In contrast, topics that have almost endless room for exploration, such as the media’s labeling nineteen-year-old Ervin “the first Olympic swimmer of African American descent,” are not discussed in-depth. Ervin’s father is African American, and his mother is white, but as Ervin’s light skin tone always enabled him to pass as white, he had never given much thought to his mixed-race heritage, and hadn’t faced the same challenges as a black swimmer without the ability to pass might have. The label attached to him by the media was understandably disorienting to the young swimmer, and while the book does address how this affected Ervin’s self-perception, it doesn’t at all confront the other side of the coin: how this label might have appeared to the community he was supposedly representing. If not given more space in the text – the book is about his career, after all, not just one aspect of it – it ought to have been handled with more nuance and more research than just Ervin’s memories of how weird it made him feel.
For all its faults, there is one thing this book does well, and that is to give the reader a very good sense of who Ervin is as a person. The first person segments are revealing, almost like diary entries, not only because they give the reader some idea of what was going through Ervin’s head at certain times, but also because they are included in the book at all.
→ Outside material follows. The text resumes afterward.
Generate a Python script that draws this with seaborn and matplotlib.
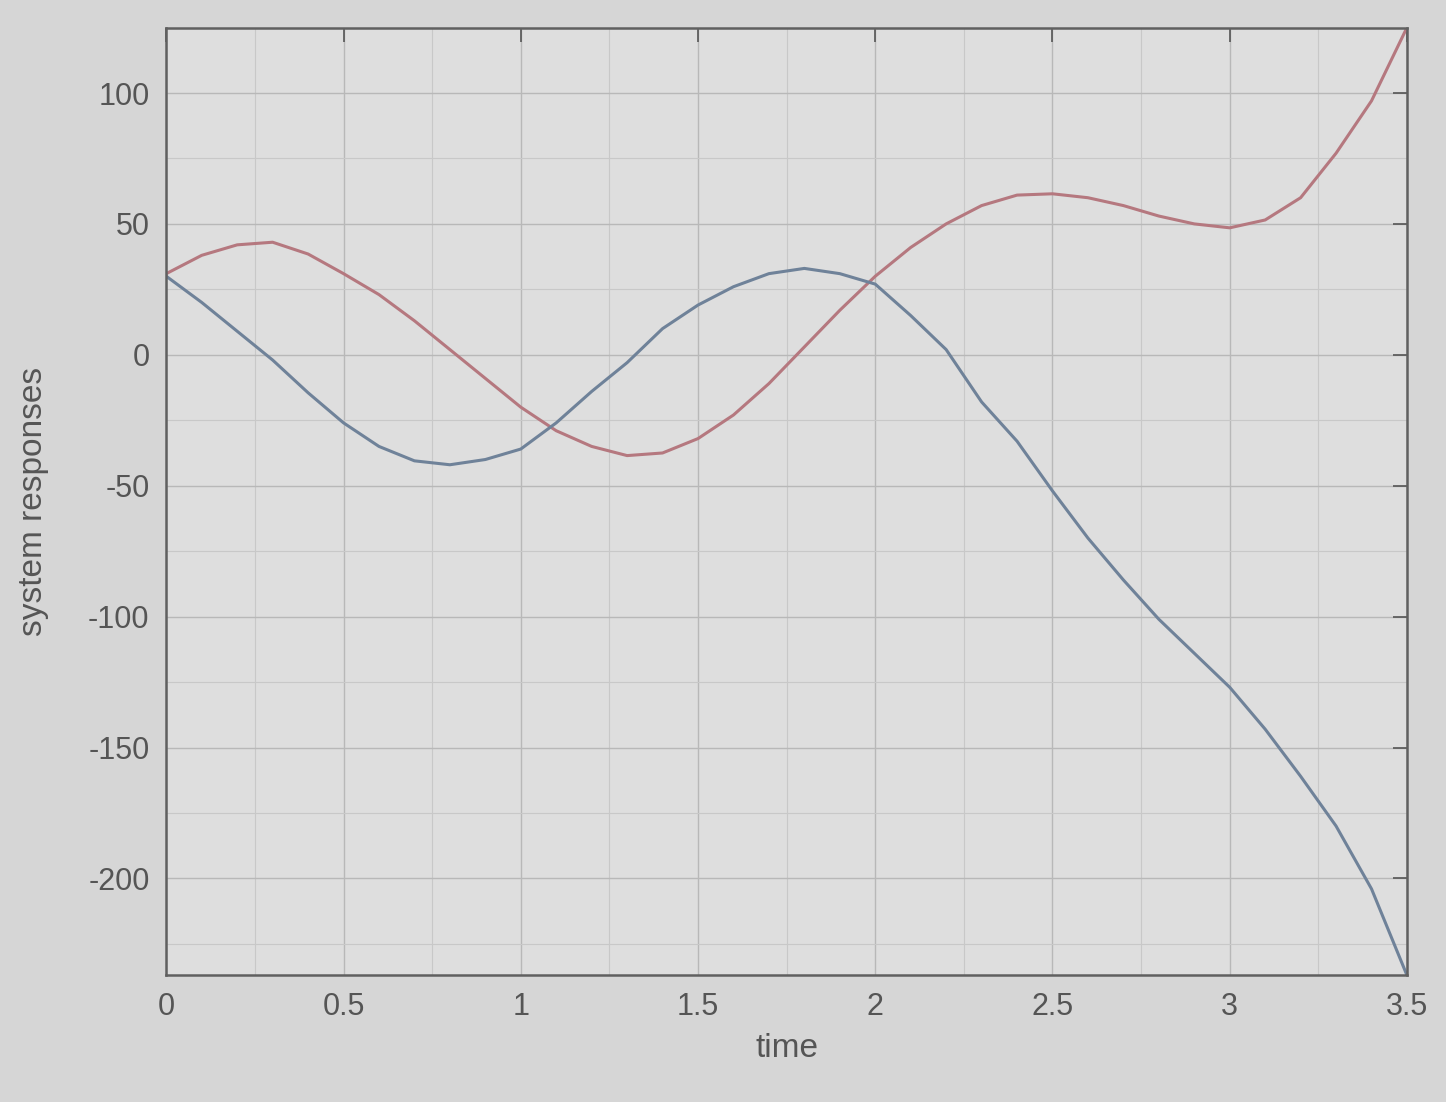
import matplotlib
matplotlib.use("Agg")
import matplotlib.pyplot as plt
import seaborn as sns
import pandas as pd
from matplotlib.ticker import MultipleLocator

# time axis, step 0.1
tiempo = [0.0, 0.1, 0.2, 0.3, 0.4, 0.5, 0.6, 0.7, 0.8, 0.9,
          1.0, 1.1, 1.2, 1.3, 1.4, 1.5, 1.6, 1.7, 1.8, 1.9,
          2.0, 2.1, 2.2, 2.3, 2.4, 2.5, 2.6, 2.7, 2.8, 2.9,
          3.0, 3.1, 3.2, 3.3, 3.4, 3.5]

# red response
respuesta_roja = [31, 38, 42, 43, 38.5, 31, 23, 13, 2, -9,
                  -20, -29, -35, -38.5, -37.5, -32, -23, -11, 3, 17,
                  30, 41, 50, 57, 61, 61.5, 60, 57, 53, 50,
                  48.5, 51.5, 60, 77, 97, 125]

# blue response
respuesta_azul = [30, 20, 9, -2, -14.5, -26, -35, -40.5, -42, -40,
                  -36, -26, -14, -3, 10, 19, 26, 31, 33, 31,
                  27, 15, 2, -18, -33, -52, -70, -86, -101, -114,
                  -127, -143, -161, -180, -204, -237]

x_ticks = [0, 0.5, 1, 1.5, 2, 2.5, 3, 3.5]
x_labels = ["0", "0.5", "1", "1.5", "2", "2.5", "3", "3.5"]
y_ticks = [-200, -150, -100, -50, 0, 50, 100]

df = pd.DataFrame({
    "time": tiempo * 2,
    "value": respuesta_roja + respuesta_azul,
    "serie": ["rojo"] * len(tiempo) + ["azul"] * len(tiempo),
})

sns.set_theme(style="white")
plt.rcParams['font.family'] = ['Liberation Sans', 'DejaVu Sans']
plt.rcParams['axes.unicode_minus'] = False

fondo = "#d6d6d6"
fig, ax = plt.subplots(figsize=(14.46, 11.02), dpi=100)
fig.patch.set_facecolor(fondo)
ax.set_facecolor("#dedede")
fig.subplots_adjust(left=0.115, right=0.973, top=0.975, bottom=0.115)

sns.lineplot(data=df, x="time", y="value", hue="serie",
             palette={"rojo": "#b5787f", "azul": "#6f8299"},
             linewidth=2.2, legend=False, ax=ax)

ax.set_xlim(0, 3.5)
ax.set_ylim(min(respuesta_azul), max(respuesta_roja))
ax.set_xticks(x_ticks)
ax.set_xticklabels(x_labels)
ax.set_yticks(y_ticks)
ax.xaxis.set_minor_locator(MultipleLocator(0.25))
ax.yaxis.set_minor_locator(MultipleLocator(25))

ax.grid(True, which="major", color="#b8b8b8", linewidth=1.0)
ax.grid(True, which="minor", color="#c8c8c8", linewidth=0.8)
ax.tick_params(axis="both", which="major", direction="in", length=10,
               width=1.2, colors="#555555", labelsize=22,
               top=True, right=True, pad=12)
ax.tick_params(axis="both", which="minor", length=0)
for lado in ax.spines.values():
    lado.set_color("#606060")
    lado.set_linewidth(1.8)

ax.set_xlabel("time", fontsize=24, color="#555555", labelpad=8)
ax.set_ylabel("system responses", fontsize=24, color="#555555", labelpad=28)

fig.savefig("out.png", dpi=100, facecolor=fondo)
plt.close(fig)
Any part of his past that another public figure might try to hide or downplay Ervin confronts honestly and openly, with no shame about sharing with his readers the low points of his life, as well as career highlights. Even the fact that Markides serves as the co-writer for this book, rather than a more seasoned biographer who might have served Ervin’s story better, hones in on a vital aspect of Ervin’s personality: he’s just that loyal.
Ervin is undoubtedly a talented swimmer, and has lived a colorful life, but the writing and structure of this book really just aren’t up to par. If you’re a fan or have any interest in Ervin as a public figure, I think you might enjoy getting to know him a bit better through Chasing Water’s candor. If you’re just a casual fan of swimming or an avid reader of athletic biography, I’d skip it.
A copy of this book was provided by the publisher for review.